The county court judgment is affirmed.



[1] Klem's notice of appeal, dated March 27, 1989, states that it is from the "ORDER" issued March 21, 1989. That "ORDER" was the trial court's memorandum opinion. However, findings of fact with an order for judgment and a subsequent judgment consistent with that memorandum opinion were entered on March 28, 1989. Consequently, we treat this appeal as properly before us. Olson v. Job Service of North Dakota, 379 N.W.2d 285 (N.D.1985); Federal Savings & Loan Insurance Corp. v. Albrecht, 379 N.W.2d 266 (N.D.1985).

[2] Rule 38, N.D.R.Civ.P., governs the procedure for invoking the right to a jury trial and provides, in part:

"(b) Demand. Any party may demand a trial by jury of any issue triable of right by jury by serving upon the other parties a demand therefor in writing at any time after the commencement of the action and not later than 10 days after the service of the last pleading directed to such issue. Such demand may be indorsed upon a pleading of the party.

* * * * * *

"(e) Waiver. The failure of a party to serve a demand as required by this rule and to file it as required by Rule 5(d) constitutes a waiver by him of trial by jury. A waiver of trial by jury is not revoked by an amendment of a pleading asserting only a claim or defense arising out of the conduct, transaction, or occurrence set forth or attempted to be set forth in the original pleading. A demand for trial by jury made as herein provided may not be withdrawn without the consent of the parties."

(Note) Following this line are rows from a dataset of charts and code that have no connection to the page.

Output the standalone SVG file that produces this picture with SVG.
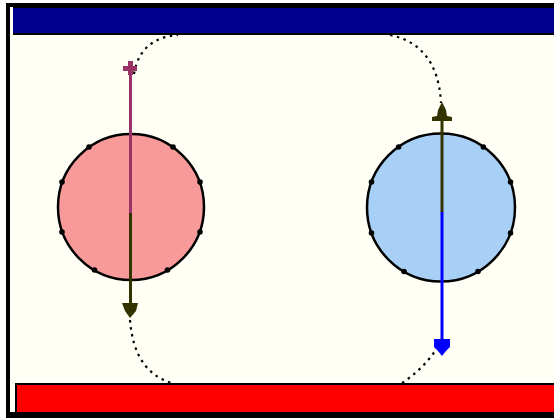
<svg xmlns="http://www.w3.org/2000/svg" width="554" height="418" viewBox="0 0 554 418">
<style>
.field{fill:none;stroke:#000;stroke-width:2.2;stroke-dasharray:2.5 4.5;stroke-linecap:butt}
.circ{stroke:#000;stroke-width:2.5}
.tick{fill:#000}
</style>
<g id="frame">
<rect x="0" y="0" width="554" height="418" fill="#fff"/>
<rect x="6" y="3" width="548" height="415" fill="#000"/>
<rect x="10" y="7" width="544" height="405" fill="#FFFFF6"/>
</g>
<g id="top-plate">
<rect x="13" y="7" width="541" height="28" fill="#000"/>
<rect x="13" y="8" width="541" height="25" fill="#00008E"/>
</g>
<g id="bottom-plate">
<rect x="15" y="383" width="539" height="29" fill="#000"/>
<rect x="17" y="385" width="537" height="27" fill="#FF0000"/>
</g>
<g id="left-sphere">
<circle class="circ" cx="131" cy="207" r="73" fill="#F99A9A"/>
<g class="tick">
<circle cx="89" cy="147" r="2.8"/>
<circle cx="173" cy="147" r="2.8"/>
<circle cx="62" cy="182" r="2.8"/>
<circle cx="200" cy="182" r="2.8"/>
<circle cx="62" cy="232" r="2.8"/>
<circle cx="200" cy="232" r="2.8"/>
<circle cx="94.5" cy="270" r="2.8"/>
<circle cx="167.5" cy="270" r="2.8"/>
</g>
</g>
<g id="right-sphere">
<circle class="circ" cx="441" cy="207.5" r="74" fill="#A8D0F6"/>
<g class="tick">
<circle cx="398.6" cy="147" r="2.8"/>
<circle cx="483.4" cy="147" r="2.8"/>
<circle cx="371.5" cy="182" r="2.8"/>
<circle cx="510.5" cy="182" r="2.8"/>
<circle cx="371.5" cy="233" r="2.8"/>
<circle cx="510.5" cy="233" r="2.8"/>
<circle cx="404" cy="271.5" r="2.8"/>
<circle cx="478" cy="271.5" r="2.8"/>
</g>
</g>
<g id="connectors">
<path class="field" d="M134,74 Q140,38 178,35"/>
<path class="field" d="M390,35 Q438,45 441,103"/>
<path class="field" d="M130,320 Q134,372 172,383"/>
<path class="field" d="M402,383 Q425,368 439,345"/>
<line x1="130.5" y1="66" x2="130.5" y2="213" stroke="#993366" stroke-width="3"/>
<rect x="123" y="66" width="14" height="5" fill="#993366"/>
<rect x="128" y="61" width="5" height="14" fill="#993366"/>
<line x1="130.5" y1="213" x2="130.5" y2="305" stroke="#333300" stroke-width="3"/>
<polygon points="122,303 138,303 136,311 130,318 125,311" fill="#333300"/>
<line x1="442" y1="115" x2="442" y2="212" stroke="#333300" stroke-width="3"/>
<polygon points="442,102 446,110 447,116 452,117 452,121 432,121 432,117 437,116 438,110" fill="#333300"/>
<line x1="442" y1="212" x2="442" y2="342" stroke="#0000FF" stroke-width="3"/>
<polygon points="434,339 450,339 450,347 446,351 442,356 438,351 434,347" fill="#0000FF"/>
</g>
</svg>
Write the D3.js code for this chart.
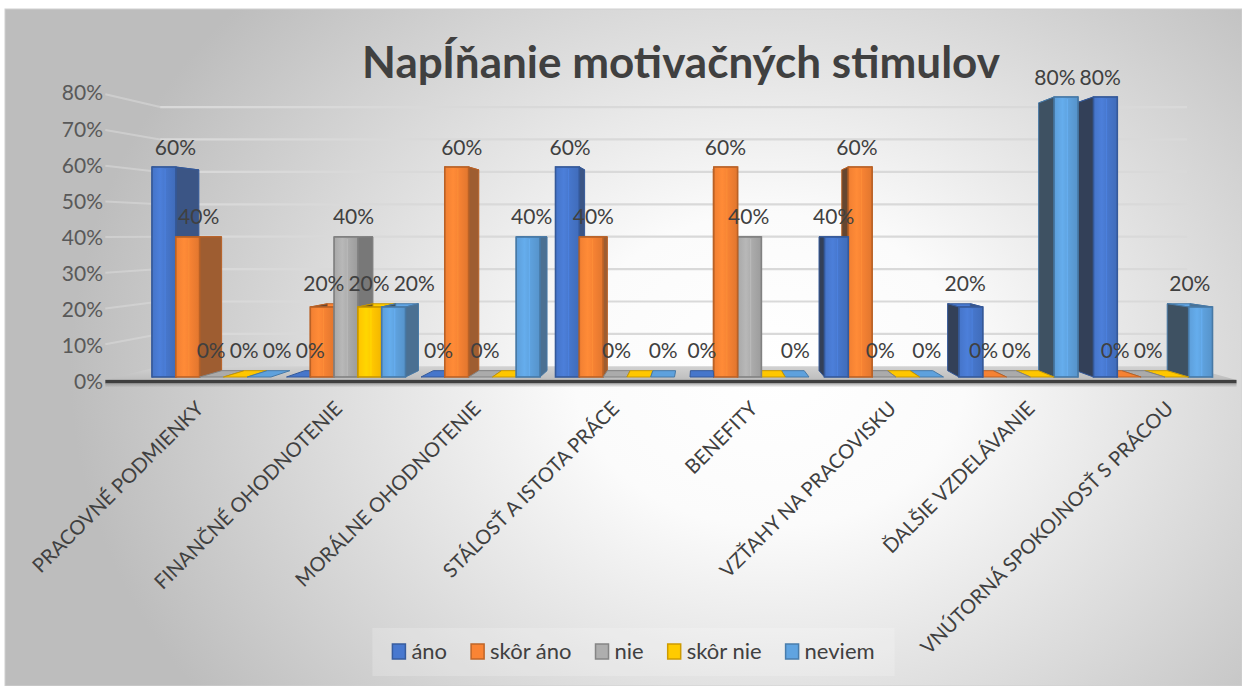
<!DOCTYPE html>
<html><head><meta charset="utf-8">
<script src="https://cdn.jsdelivr.net/npm/d3@7"></script>
<style>html,body{margin:0;padding:0;background:#fff;} svg{display:block;}</style>
</head><body><svg id="c" width="1242" height="686"></svg>
<script>
// ---------------- data ----------------
const titleText = "NapÍňanie motivačných stimulov";
const categories = ["PRACOVNÉ PODMIENKY","FINANČNÉ OHODNOTENIE","MORÁLNE OHODNOTENIE","STÁLOSŤ A ISTOTA PRÁCE","BENEFITY","VZŤAHY NA PRACOVISKU","ĎALŠIE VZDELÁVANIE","VNÚTORNÁ SPOKOJNOSŤ S PRÁCOU"];
const seriesNames = ["áno","skôr áno","nie","skôr nie","neviem"];
const ano     = [0.6, 0.0, 0.0, 0.6, 0.0, 0.4, 0.2, 0.8];
const skorAno = [0.4, 0.2, 0.6, 0.4, 0.6, 0.6, 0.0, 0.0];
const nie     = [0.0, 0.4, 0.0, 0.0, 0.4, 0.0, 0.0, 0.0];
const skorNie = [0.0, 0.2, 0.0, 0.0, 0.0, 0.0, 0.0, 0.0];
const neviem  = [0.0, 0.2, 0.4, 0.0, 0.0, 0.0, 0.8, 0.2];
const skorNieLabelShown = [true, true, false, false, false, false, false, false];
const yTicks = [0, 0.1, 0.2, 0.3, 0.4, 0.5, 0.6, 0.7, 0.8];
const seriesColors = ["#4472C4", "#ED7D31", "#A5A5A5", "#FFC000", "#5B9BD5"];

// ---------------- layout ----------------
const W = 1242, H = 686;
const svg = d3.select("#c");
const defs = svg.append("defs");
const FONT = "Lato, 'Open Sans', sans-serif";

const values = [ano, skorAno, nie, skorNie, neviem];
const labelShown = [ano.map(()=>true), skorAno.map(()=>true), nie.map(()=>true), skorNieLabelShown, neviem.map(()=>true)];

// perspective
const VX = 700, VY = 233;
const S_BACK = 0.956, S_WALL = 0.926, S_LABEL = 1.03, S_FF = 1.02;
const P = (x, y, s) => [VX + (x - VX) * s, VY + (y - VY) * s];

const x = d3.scaleBand().domain(categories).range([144.25, 1220.25]).padding(0);
const xs = d3.scaleBand().domain(seriesNames).range([7.75, x.bandwidth() - 7.75]).padding(0);
const y = d3.scaleLinear().domain([0, 0.8]).range([377, 97]);
const fmt = d3.format(".0%");
const floorL = 117, floorR = 1226;

// background
const bg = defs.append("radialGradient").attr("id", "bg")
  .attr("gradientUnits", "userSpaceOnUse")
  .attr("cx", 770).attr("cy", 370).attr("r", 700)
  .attr("gradientTransform", "translate(770,370) scale(1,0.8) translate(-770,-370)");
bg.append("stop").attr("offset", "0").attr("stop-color", "#ffffff");
bg.append("stop").attr("offset", "0.28").attr("stop-color", "#fbfbfb");
bg.append("stop").attr("offset", "1").attr("stop-color", "#bdbdbd");
svg.append("rect").attr("x", 0).attr("y", 0).attr("width", W).attr("height", H).attr("fill", "#ffffff");
svg.append("rect").attr("x", 5).attr("y", 9).attr("width", W - 5).attr("height", H - 9)
  .attr("fill", "url(#bg)").attr("stroke", "#d0d0d0").attr("stroke-width", 1);

// title
svg.append("text").attr("x", 681).attr("y", 78).attr("text-anchor", "middle")
  .attr("font-family", FONT).attr("font-weight", "bold").attr("font-size", 44)
  .attr("fill", "#404040").text(titleText);

// gridlines (back wall + left wall)
const grid = svg.append("g");
yTicks.filter(t => t > 0).forEach(t => {
  const a = P(floorL, y(t), S_FF), b = P(floorL, y(t), S_WALL), c = P(floorR, y(t), S_WALL);
  grid.append("line").attr("x1", a[0]).attr("y1", a[1]).attr("x2", b[0]).attr("y2", b[1])
    .attr("stroke", "#d9d9d9").attr("stroke-width", 2).attr("opacity", 0.6);
  grid.append("line").attr("x1", b[0]).attr("y1", b[1]).attr("x2", c[0]).attr("y2", c[1])
    .attr("stroke", "#d9d9d9").attr("stroke-width", 2.2);
});

// floor
const fl = defs.append("linearGradient").attr("id", "floor").attr("x1", 0).attr("y1", 0).attr("x2", 0).attr("y2", 1);
fl.append("stop").attr("offset", "0").attr("stop-color", "#d2d2d2");
fl.append("stop").attr("offset", "1").attr("stop-color", "#bdbdbd");
const f1 = P(floorL, y(0), S_FF), f2 = P(floorR, y(0), S_FF), f3 = P(floorR, y(0), S_WALL), f4 = P(floorL, y(0), S_WALL);
svg.append("polygon").attr("points", [f1, f2, f3, f4].map(p => p.join(",")).join(" ")).attr("fill", "url(#floor)");
svg.append("rect").attr("x", f1[0]).attr("y", f1[1]).attr("width", f2[0] - f1[0]).attr("height", 3.5).attr("fill", "#3f3f3f");
const sh = defs.append("linearGradient").attr("id", "shadow").attr("x1", 0).attr("y1", 0).attr("x2", 0).attr("y2", 1);
sh.append("stop").attr("offset", "0").attr("stop-color", "#8a8a8a").attr("stop-opacity", 0.7);
sh.append("stop").attr("offset", "1").attr("stop-color", "#8a8a8a").attr("stop-opacity", 0);
svg.append("rect").attr("x", f1[0]).attr("y", f1[1] + 3.5).attr("width", f2[0] - f1[0]).attr("height", 4).attr("fill", "url(#shadow)");

// y axis labels
const yAxisG = svg.append("g");
yTicks.forEach(t => {
  const p = P(floorL, y(t), S_LABEL);
  yAxisG.append("text").attr("x", 103).attr("y", p[1]).attr("dy", "0.36em")
    .attr("text-anchor", "end").attr("font-family", FONT).attr("font-size", 21)
    .attr("fill", "#595959").text(fmt(t));
});

// front face gradients
seriesColors.forEach((c, j) => {
  const base = d3.color(c);
  const g = defs.append("linearGradient").attr("id", "front" + j).attr("x1", 0).attr("y1", 0).attr("x2", 1).attr("y2", 0);
  g.append("stop").attr("offset", "0").attr("stop-color", base.brighter(0.05));
  g.append("stop").attr("offset", "0.35").attr("stop-color", base.brighter(0.3));
  g.append("stop").attr("offset", "0.6").attr("stop-color", base.brighter(0.1));
  g.append("stop").attr("offset", "1").attr("stop-color", base.darker(0.15));
});

// bars
const bars = [];
categories.forEach((cat, i) => {
  seriesNames.forEach((s, j) => {
    const v = values[j][i];
    const x0 = x(cat) + xs(s), x1 = x0 + xs.bandwidth();
    bars.push({ i, j, v, x0, x1, cx: (x0 + x1) / 2 });
  });
});
bars.sort((a, b) => Math.abs(b.cx - VX) - Math.abs(a.cx - VX));

const barG = svg.append("g");
const pts = arr => arr.map(p => p.join(",")).join(" ");
bars.forEach(b => {
  const base = d3.color(seriesColors[b.j]);
  const stroke = base.darker(0.7);
  const yt = y(b.v), yb = y(0);
  const ft0 = [b.x0, yt], ft1 = [b.x1, yt], fb0 = [b.x0, yb], fb1 = [b.x1, yb];
  const bt0 = P(b.x0, yt, S_BACK), bt1 = P(b.x1, yt, S_BACK), bb0 = P(b.x0, yb, S_BACK), bb1 = P(b.x1, yb, S_BACK);
  const g = barG.append("g");
  g.append("polygon").attr("points", pts([ft0, ft1, bt1, bt0]))
    .attr("fill", b.v === 0 ? base.brighter(0.1) : base.brighter(0.2)).attr("stroke", stroke).attr("stroke-width", 1);
  if (b.v > 0) {
    const hl = d3.hsl(base.darker(1.8)); hl.s *= 0.55;
    const hr = d3.hsl(base.darker(0.9)); hr.s *= 0.8;
    g.append("polygon").attr("points", pts([ft0, bt0, bb0, fb0]))
      .attr("fill", hl.formatHex()).attr("stroke", stroke).attr("stroke-width", 1);
    g.append("polygon").attr("points", pts([ft1, bt1, bb1, fb1]))
      .attr("fill", hr.formatHex()).attr("stroke", stroke).attr("stroke-width", 1);
    g.append("rect").attr("x", b.x0).attr("y", yt).attr("width", b.x1 - b.x0).attr("height", yb - yt)
      .attr("fill", "url(#front" + b.j + ")").attr("stroke", stroke).attr("stroke-width", 1.6);
    g.append("line").attr("x1", b.x0 + (b.x1 - b.x0) * 0.55).attr("x2", b.x0 + (b.x1 - b.x0) * 0.55)
      .attr("y1", yt + 2).attr("y2", yb - 1).attr("stroke", base.brighter(0.5)).attr("stroke-width", 1).attr("opacity", 0.6);
  }
  b.labelX = (Math.min(b.x0, bt0[0]) + Math.max(b.x1, bt1[0])) / 2;
  b.labelY = Math.min(yt, bt0[1]) - 20;
});

// data labels, spread horizontally where neighbours in one row would collide
const lab = svg.append("g");
const labels = [];
bars.forEach(b => {
  if (!labelShown[b.j][b.i]) return;
  const t = lab.append("text").attr("y", b.labelY).attr("dy", "0.36em")
    .attr("text-anchor", "middle").attr("font-family", FONT).attr("font-size", 21)
    .attr("fill", "#404040").text(fmt(b.v));
  labels.push({ t, want: b.labelX, w: t.node().getComputedTextLength(), row: Math.round(b.labelY) });
});
const LGAP = 4;
d3.groups(labels, d => d.row).forEach(([row, items]) => {
  items.sort((a, b) => a.want - b.want);
  let clusters = items.map(d => ({ items: [d] }));
  const place = c => {
    const mean = d3.mean(c.items, d => d.want);
    const tot = d3.sum(c.items, d => d.w) + LGAP * (c.items.length - 1);
    let cx = mean - tot / 2;
    c.items.forEach(d => { d.x = cx + d.w / 2; cx += d.w + LGAP; });
    c.left = mean - tot / 2; c.right = mean + tot / 2;
  };
  clusters.forEach(place);
  let merged = true;
  while (merged) {
    merged = false;
    for (let k = 0; k < clusters.length - 1; k++) {
      if (clusters[k].right + LGAP > clusters[k + 1].left) {
        clusters[k].items = clusters[k].items.concat(clusters[k + 1].items);
        clusters.splice(k + 1, 1);
        place(clusters[k]);
        merged = true;
        break;
      }
    }
  }
  items.forEach(d => d.t.attr("x", d.x));
});

// legend
const legG = svg.append("g");
const legBg = legG.append("rect").attr("fill", "#ffffff").attr("opacity", 0.2);
const items = [];
seriesNames.forEach((s, j) => {
  const it = legG.append("g");
  it.append("rect").attr("x", 0).attr("y", -8).attr("width", 13).attr("height", 15)
    .attr("fill", d3.color(seriesColors[j]).brighter(0.15)).attr("stroke", d3.color(seriesColors[j]).darker(0.6)).attr("stroke-width", 1.5);
  const t = it.append("text").attr("x", 19).attr("y", 0).attr("dy", "0.33em")
    .attr("font-family", FONT).attr("font-size", 22).attr("fill", "#404040").text(s);
  const w = 19 + t.node().getComputedTextLength();
  items.push({ it, w });
});
const gap = 24;
const total = d3.sum(items, d => d.w) + gap * (items.length - 1);
let cur = 633.5 - total / 2;
items.forEach(d => { d.it.attr("transform", `translate(${cur},652)`); cur += d.w + gap; });
legBg.attr("x", 633.5 - total / 2 - 20).attr("y", 628).attr("width", total + 40).attr("height", 48);

// category labels
const catG = svg.append("g");
categories.forEach(cat => {
  const p = P(x(cat) + x.bandwidth() / 2, y(0), S_LABEL);
  catG.append("text").attr("transform", `translate(${p[0] + 3},${405}) rotate(-45)`)
    .attr("text-anchor", "end").attr("dy", "0.35em")
    .attr("font-family", FONT).attr("font-size", 20).attr("fill", "#404040").text(cat);
});
</script></body></html>
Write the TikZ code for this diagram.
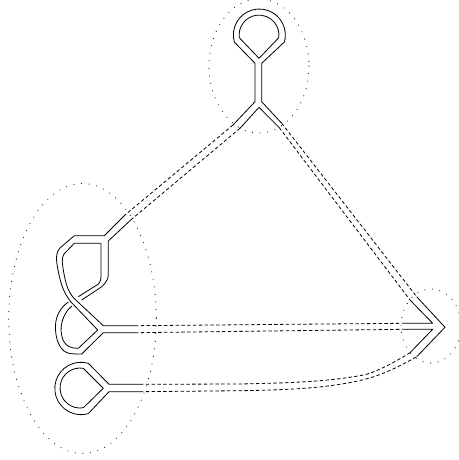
\documentclass[tikz,border=0pt]{standalone}
\usetikzlibrary{calc}
\tikzset{
  ribbon/.style={draw=black,line width=0.8pt,line join=round},
  link/.style={draw=black,line width=0.8pt,dash pattern=on 3.4pt off 2.4pt},
  region/.style={draw=black,line width=1.1pt,line cap=round,dash pattern=on 0pt off 7.6pt},
}
\begin{document}
\begin{tikzpicture}[x=1pt,y=-1pt]
  \useasboundingbox (0,0) rectangle (458,460);
  % regions
  \draw[region] (259,66) ellipse [x radius=50,y radius=67];
  \draw[region] (82.5,318.5) ellipse [x radius=73.8,y radius=135];
  \draw[region] (431,326) ellipse [x radius=30,y radius=37];
  % ends of the solid parts
  \coordinate (topOutL) at (233,125);
  \coordinate (topInL) at (240,128.3);
  \coordinate (topOutR) at (281.7,123.3);
  \coordinate (topInR) at (279.3,127.7);
  \coordinate (knotOut) at (125,215);
  \coordinate (knotIn) at (130.7,220);
  \coordinate (midUp) at (135,325.7);
  \coordinate (midLow) at (135,332.7);
  \coordinate (loopUp) at (140,384.3);
  \coordinate (loopLow) at (140,391.7);
  \coordinate (tipOutT) at (416.7,296.7);
  \coordinate (tipInT) at (410,300);
  \coordinate (tipUp) at (403.3,323.3);
  \coordinate (tipLow) at (403.3,329.3);
  \coordinate (tipInB) at (410,352.7);
  \coordinate (tipOutB) at (416.7,356.7);
  % top loop and fork
  \draw[ribbon] (topOutL) -- (255,101.7) -- (255,63.3) -- (234.3,42)
    arc [start angle=195.6,end angle=-15.6,radius=26pt] -- (261.7,63.3) -- (261.7,101.7) -- (topOutR);
  \draw[ribbon] (259,58.3) -- (239.3,37.7)
    arc [start angle=187.8,end angle=-7.8,radius=19.9pt] -- cycle;
  \draw[ribbon] (topInL) -- (259,107.3) -- (topInR);
  % knot on the left
  \draw[ribbon] (knotOut) -- (104.3,235.7) -- (74.3,235.7) -- (60,248)
    .. controls (57,251) and (56,256) .. (56.7,262)
    .. controls (58,271) and (60,280) .. (61.7,285)
    .. controls (63.5,291) and (67,297) .. (70.7,301.7) -- (97.7,330) -- (78.3,348.3)
    .. controls (71,348.5) and (66,346) .. (63.5,341)
    .. controls (60.5,334) and (60.5,328) .. (62,322)
    .. controls (63.5,316) and (67,310) .. (71.7,306);
  \draw[ribbon] (101,243.3) -- (74.3,243.3) -- (64,254)
    .. controls (62.5,256) and (62,259) .. (62.3,262)
    .. controls (63,270) and (65,280) .. (66.7,285)
    .. controls (68,290) and (71,295) .. (74,298.3) -- (103.3,325.7) -- (midUp);
  \draw[ribbon] (68.3,302) .. controls (60,308) and (56,316) .. (55.5,325)
    .. controls (55,336) and (58,346) .. (64,351)
    .. controls (68,354) and (72,354) .. (81.7,354) -- (103.3,332.7) -- (midLow);
  \draw[ribbon] (78.3,296.7) -- (98.5,284) .. controls (100.5,282) and (101,279) .. (101,275) -- (101,243.3);
  \draw[ribbon] (81.7,300) -- (101.7,286.7) .. controls (105.5,283.5) and (108.3,279) .. (108.3,275) -- (108.3,241) -- (knotIn);
  % bottom loop
  \draw[ribbon] (loopUp) -- (109,384.3) -- (88.3,363.3)
    arc [start angle=73.8,end angle=286.2,radius=26.2pt] -- (109,391.7) -- (loopLow);
  \draw[ribbon] (103.3,388.3) -- (83.3,368.3)
    arc [start angle=80.5,end angle=279.5,radius=20pt] -- cycle;
  % tip on the right
  \draw[ribbon] (tipOutT) -- (445,327.3) -- (tipOutB);
  \draw[ribbon] (tipInT) -- (432.7,323.3) -- (tipUp);
  \draw[ribbon] (tipInB) -- (432.7,329.3) -- (tipLow);
  % dashed links
  \draw[link] (topOutL) -- (knotOut);
  \draw[link] (topInL) -- (knotIn);
  \draw[link] (topOutR) -- (tipOutT);
  \draw[link] (topInR) -- (tipInT);
  \draw[link] (midUp) -- (tipUp);
  \draw[link] (midLow) -- (tipLow);
  \draw[link] (loopUp) -- (240,384) .. controls (285,383) and (330,382) .. (366.7,374.3)
    .. controls (380,370) and (395,362) .. (tipInB);
  \draw[link] (loopLow) -- (240,390.7) .. controls (285,390) and (335,388.5) .. (373,377)
    .. controls (388,372) and (402,365) .. (tipOutB);
\end{tikzpicture}
\end{document}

[3] Rule 39(b), N.D.R.Civ.P., provides:

"(b) By the Court. Issues not demanded for trial by jury as provided in Rule 38 shall be tried by the court; but, notwithstanding the failure of a party to demand a jury in an action in which such a demand might have been made of right, the court in its discretion upon motion may order a trial by a jury of any or all issues."

[4] Section 27-13-04, N.D.C.C., provides:

"27-13-04. Court may require proof of attorney's authorityProceedings stayed until proof furnished.A court, on motion of either party and on the showing of reasonable grounds therefor, may require the attorney for the adverse party, or for any one of the several adverse parties, to produce or prove by his oath or otherwise the authority under which he appears and until he does so may stay all proceedings by him on behalf of the parties for whom he assumes to appear."

[5] Rule 408, N.D.R.Ev., provides:

"Evidence of (1) furnishing, offering, or promising to furnish, or (2) accepting, offering, or promising to accept, a valuable consideration in compromising or attempting to compromise a claim which was disputed as to either validity or amount, is not admissible to prove liability for, invalidity of, or amount of the claim or any other claim. Evidence of conduct or statements made in compromise negotiations is likewise not admissible. Exclusion of any evidence otherwise discoverable merely because it is presented in the course of compromise negotiations is not required. This rule does not require exclusion if the evidence is offered for another purpose, such as proving bias or prejudice of a witness, disproving a contention of undue delay, or proving an effort to obstruct a criminal investigation or prosecution."

[6] Rule 3(A)(6), N.D.R.J.C., provides:

"(6) A judge shall abstain from public comment about a pending or impending proceeding in any court, and shall require similar abstention on the part of court personnel subject to the judge's direction and control. This subsection does not prohibit judges from making public statements in the course of their official duties or from explaining for public information the procedures of the court."